05.12.12
Stagnated growth and extended austerity – Autumn Statement
Chancellor George Osborne’s Autumn Statement, due this afternoon, is expected to make it clear that austerity measures will continue for years, as he misses targets on reducing the national debt and deficit.
Britain will have had to borrow around £10bn more than expected this year, he will reveal, alongside independent figures on UK growth likely to show a stagnated economy.
Osborne is expected to say: “In this Autumn Statement, we show that this Coalition Government is confronting the country's problems, instead of ducking them.
“The public know that there are no miracle cures. Just the hard work of dealing with our deficit and ensuring Britain wins the global race.”

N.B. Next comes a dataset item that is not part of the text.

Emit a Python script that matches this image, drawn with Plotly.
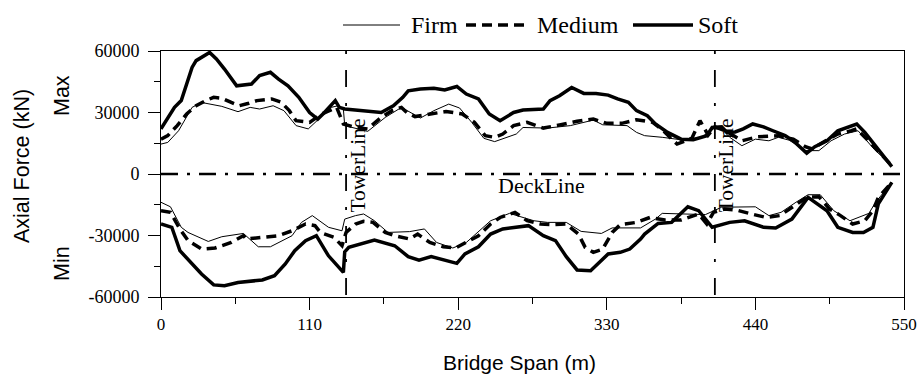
import plotly.graph_objects as go

# ---------------- data ----------------
soft_max_x = [0, 10, 15, 23, 26, 30, 36, 41, 47, 56, 67, 73, 81, 87, 94, 102, 110, 116, 121, 129, 132, 136,
              163, 172, 179, 183, 192, 202, 210, 219, 226, 235, 243, 251, 261, 268, 283, 288, 295, 304, 313,
              322, 331, 338, 346, 352, 360, 366, 375, 385, 394, 404, 408, 415, 419, 425, 431, 438, 446, 453,
              462, 468, 478, 484, 493, 501, 509, 515, 521, 531, 541]
soft_max_y = [22000, 32500, 35800, 52000, 55300, 57000, 59300, 56100, 51200, 43000, 43900, 48000, 49600, 46300,
              43000, 37400, 30000, 26800, 30000, 35800, 32500, 31700, 30000, 33300, 37400, 40600, 41500, 41800,
              41000, 42700, 39000, 36600, 29300, 26000, 30000, 31200, 31700, 35800, 38200, 42200, 39300, 39300,
              38500, 36600, 35000, 30900, 28400, 24400, 20300, 17000, 16700, 18700, 22700, 23000, 20300, 20500,
              22000, 24400, 23000, 21100, 18700, 16200, 10200, 13300, 16200, 21100, 23200, 24400, 20300, 12200,
              3600]

medium_max_x = [0, 5, 12, 19, 26, 33, 39, 45, 52, 58, 65, 71, 82, 89, 95, 100, 110, 119, 130, 135, 144, 153,
                163, 171, 178, 182, 188, 199, 211, 223, 232, 240, 247, 253, 261, 271, 283, 295, 308, 320, 330,
                341, 352, 364, 372, 382, 393, 399, 405, 410, 418, 430, 442, 457, 468, 477, 482, 492, 501, 511,
                515, 526, 541]
medium_max_y = [17000, 18700, 23600, 29300, 33300, 35800, 37400, 37000, 34900, 33300, 34500, 35800, 36600,
                35000, 30900, 26000, 25200, 29300, 32500, 24400, 22700, 22000, 27600, 30900, 32500, 30000,
                28000, 29000, 30500, 29300, 25200, 18700, 17900, 19500, 23600, 25200, 22400, 23900, 25700,
                26800, 24700, 24700, 26500, 25200, 21000, 14600, 17500, 26000, 19000, 23000, 21000, 16200,
                18200, 18700, 17000, 13300, 12200, 16200, 19500, 21100, 22000, 14600, 4000]

firm_max_x = [0, 5, 13, 23, 30, 45, 57, 66, 73, 83, 91, 100, 109, 118, 126, 131, 135, 136, 144, 153, 166, 178,
              192, 202, 213, 221, 230, 239, 247, 263, 268, 286, 303, 320, 327, 345, 352, 358, 371, 385, 400,
              409, 415, 421, 430, 440, 450, 457, 465, 477, 487, 496, 506, 516, 528, 541]
firm_max_y = [14600, 15400, 21100, 32500, 34900, 33000, 30400, 32500, 31700, 33300, 30900, 23600, 22000,
              27600, 32500, 33300, 31700, 23600, 22400, 20800, 27600, 32500, 27300, 30900, 34100, 32200,
              25200, 17400, 15800, 19500, 22700, 22400, 23600, 26300, 24000, 23600, 20300, 18700, 17900,
              16700, 17900, 22000, 22000, 17900, 13800, 17000, 16200, 17900, 16500, 11400, 11400, 16200,
              19500, 21100, 12000, 4000]

soft_min_x = [0, 8, 14, 23, 30, 39, 47, 57, 75, 84, 92, 99, 107, 115, 124, 135, 136, 139, 149, 158, 173,
              183, 191, 200, 219, 225, 235, 244, 253, 272, 283, 292, 300, 308, 318, 331, 340, 347, 355, 358,
              368, 378, 390, 398, 408, 421, 432, 446, 455, 467, 479, 493, 501, 512, 520, 527, 531, 541]
soft_min_y = [-24400, -26000, -37400, -43900, -48800, -54100, -54500, -52900, -51700, -49600, -43900, -37400,
              -32500, -30100, -39900, -48000, -38000, -35800, -34100, -32200, -35000, -40300, -42000, -40300,
              -43600, -39000, -35500, -29300, -26800, -25200, -30100, -32500, -40300, -46800, -47200, -39000,
              -38200, -36600, -31700, -29300, -24100, -23600, -16000, -17900, -26000, -23600, -22800, -26000,
              -26300, -22000, -11400, -17900, -26000, -28500, -28500, -26000, -14600, -4100]

medium_min_x = [0, 7, 14, 20, 30, 40, 52, 61, 63, 75, 87, 97, 107, 114, 118, 128, 134, 137, 144, 150, 157,
                166, 173, 184, 190, 199, 209, 218, 226, 235, 244, 251, 262, 271, 281, 290, 300, 309, 314, 320,
                327, 334, 340, 352, 362, 373, 385, 398, 404, 409, 417, 426, 437, 448, 458, 467, 478, 487, 495,
                503, 512, 521, 527, 531, 541]
medium_min_y = [-17900, -18700, -26800, -32500, -36600, -36100, -33400, -30100, -31700, -30900, -30100,
                -27700, -24400, -25200, -28500, -30900, -35000, -28500, -24400, -23100, -23600, -28500,
                -30100, -31700, -29300, -33400, -35500, -36100, -33400, -30100, -24400, -21200, -18700,
                -22800, -24400, -24700, -24400, -29300, -35800, -38200, -36600, -28500, -24700, -23600,
                -21200, -22400, -22400, -19500, -24400, -18700, -17100, -17600, -19500, -21200, -20300,
                -16200, -11400, -11100, -17100, -20300, -24400, -22800, -17900, -11400, -4100]

firm_min_x = [0, 7, 15, 20, 35, 45, 61, 72, 81, 97, 104, 112, 124, 134, 136, 144, 150, 158, 168, 184, 195,
              204, 216, 226, 244, 258, 276, 286, 300, 311, 326, 334, 355, 366, 371, 388, 403, 415, 440, 450,
              459, 470, 479, 488, 498, 510, 524, 529, 541]
firm_min_y = [-13800, -16000, -26000, -28500, -32900, -30600, -29000, -35500, -35500, -30100, -23600, -20300,
              -26000, -27700, -22000, -20300, -19500, -22800, -28500, -28100, -26800, -33400, -36100, -33400,
              -22800, -19200, -22800, -23600, -23600, -28000, -29000, -26300, -26300, -22000, -19200, -19500,
              -19800, -16200, -16000, -20300, -18700, -13800, -10100, -10100, -17900, -22800, -19200, -13800,
              -4000]

tower_x = [137, 410]
deck_y = 0
x_ticks = [0, 110, 220, 330, 440, 550]
y_ticks = [-60000, -30000, 0, 30000, 60000]
y_ticktext = ["-60000", "-30000", "0", "30000", "60000"]

# ---------------- figure ----------------
SERIF = "Liberation Serif"
SANS = "Liberation Sans"
W, H = 917, 377
L, R, T, B = 161, 13, 51, 80
PW, PH = W - L - R, H - T - B


def px_x(p):
    return (p - L) / PW


def px_y(p):
    return (H - B - p) / PH


fig = go.Figure()

styles = {
    "Firm": dict(width=1, dash="solid"),
    "Medium": dict(width=3.5, dash="10px,6px"),
    "Soft": dict(width=3.5, dash="solid"),
}
series = [
    ("Firm", firm_max_x, firm_max_y), ("Medium", medium_max_x, medium_max_y), ("Soft", soft_max_x, soft_max_y),
    ("Firm", firm_min_x, firm_min_y), ("Medium", medium_min_x, medium_min_y), ("Soft", soft_min_x, soft_min_y),
]
for name, xs, ys in series:
    fig.add_trace(go.Scatter(x=xs, y=ys, mode="lines", name=name, showlegend=False,
                             line=dict(color="black", **styles[name])))

# deck line and tower lines
fig.add_shape(type="line", xref="x", yref="y", x0=0, x1=550, y0=deck_y, y1=deck_y,
              line=dict(color="black", width=2.5, dash="17px,9px,3px,9px"))
for tx in tower_x:
    fig.add_shape(type="line", xref="x", yref="y", x0=tx, x1=tx, y0=60000, y1=-60000,
                  line=dict(color="black", width=1.8, dash="3px,16px,17px,16px"))
    fig.add_annotation(text="TowerLine", x=tx, xref="x", y=px_y(165.5), yref="paper",
                       xshift=11, textangle=-90, showarrow=False, xanchor="center", yanchor="middle",
                       font=dict(family=SERIF, size=21.5, color="black"))

fig.add_annotation(text="DeckLine", x=px_x(541), y=px_y(185), xref="paper", yref="paper",
                   xanchor="center", yanchor="middle",
                   showarrow=False, font=dict(family=SERIF, size=22, color="black"))

# manual legend
leg_y = px_y(25)
legend_items = [("Firm", 343, 400, 409), ("Medium", 466, 526, 535), ("Soft", 633, 693, 696)]
for name, a, b, tx in legend_items:
    fig.add_shape(type="line", xref="paper", yref="paper", x0=px_x(a), x1=px_x(b), y0=leg_y, y1=leg_y,
                  line=dict(color="black", **styles[name]))
    fig.add_annotation(text=name, x=px_x(tx), y=leg_y, xref="paper", yref="paper", xanchor="left",
                       yanchor="middle", showarrow=False, font=dict(family=SERIF, size=24, color="black"))

# axis titles
def side_text(text, x, y, angle, size=21.5):
    fig.add_annotation(text=text, x=px_x(x), y=px_y(y), xref="paper", yref="paper",
                       xanchor="center", yanchor="middle", textangle=angle, showarrow=False,
                       font=dict(family=SANS, size=size, color="black"))


side_text("Axial Force (kN)", 22, 166, -90)
side_text("Max", 62, 95, -90)
side_text("Min", 62, 263, -90)
side_text("Bridge Span (m)", 519, 362, 0, size=21)

axis_common = dict(showgrid=False, zeroline=False, showline=True, linecolor="black", linewidth=1,
                   mirror=True, automargin=False, ticks="outside", ticklen=12, tickcolor="black",
                   tickwidth=1)
fig.update_xaxes(range=[0, 550], tickmode="array", tickvals=x_ticks,
                 tickfont=dict(family=SERIF, size=17, color="black"),
                 minor=dict(tick0=0, dtick=55, ticks="outside", ticklen=6,
                            tickcolor="black", tickwidth=1),
                 **axis_common)
fig.update_yaxes(range=[-60000, 60000], tickmode="array", tickvals=y_ticks, ticktext=y_ticktext,
                 ticklabelstandoff=5, tickfont=dict(family=SERIF, size=18, color="black"),
                 minor=dict(tick0=0, dtick=15000, ticks="outside", ticklen=6,
                            tickcolor="black", tickwidth=1),
                 **axis_common)

fig.update_layout(template="none", width=W, height=H, margin=dict(l=L, r=R, t=T, b=B, pad=0),
                  plot_bgcolor="white", paper_bgcolor="white", showlegend=False)

fig.write_html("out.html")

He is also expected to limit benefits rises in an attempt to break the link between benefits and inflation. A below inflation rate rise of 1% is expected.
The Conservatives have vetoed the Lib Dem push for a mansion tax or new council tax bands for the most expensive homes, while the Lib Dems are said to have vetoed a benefits freeze and a proposal to scrap housing benefit for the under-25s.
The Chancellor is likely to further reduce the tax-exempt amount that people can pay into their pension to either £40,000 or £30,000, to raise nearly £2bn. Alternatively, the level of pension tax relief high earners can claim could be cut.
Positive announcements should include cutting a 3p rise in petrol duty, due to come into force in the new year, and a windfall tax on banks could be extended. A new type of private finance initiative, PF2, will also be introduced.
The Government has already announced that £5bn will be raised from spending cuts across most Whitehall departments to fund schools, roads, science and infrastructure.
In terms of energy, Osborne will announce an expansion of the gas industry, and will approve up to 30 new power stations to produce 26 gigawatts of energy.
The Autumn Statement will be launched from 12.30 today.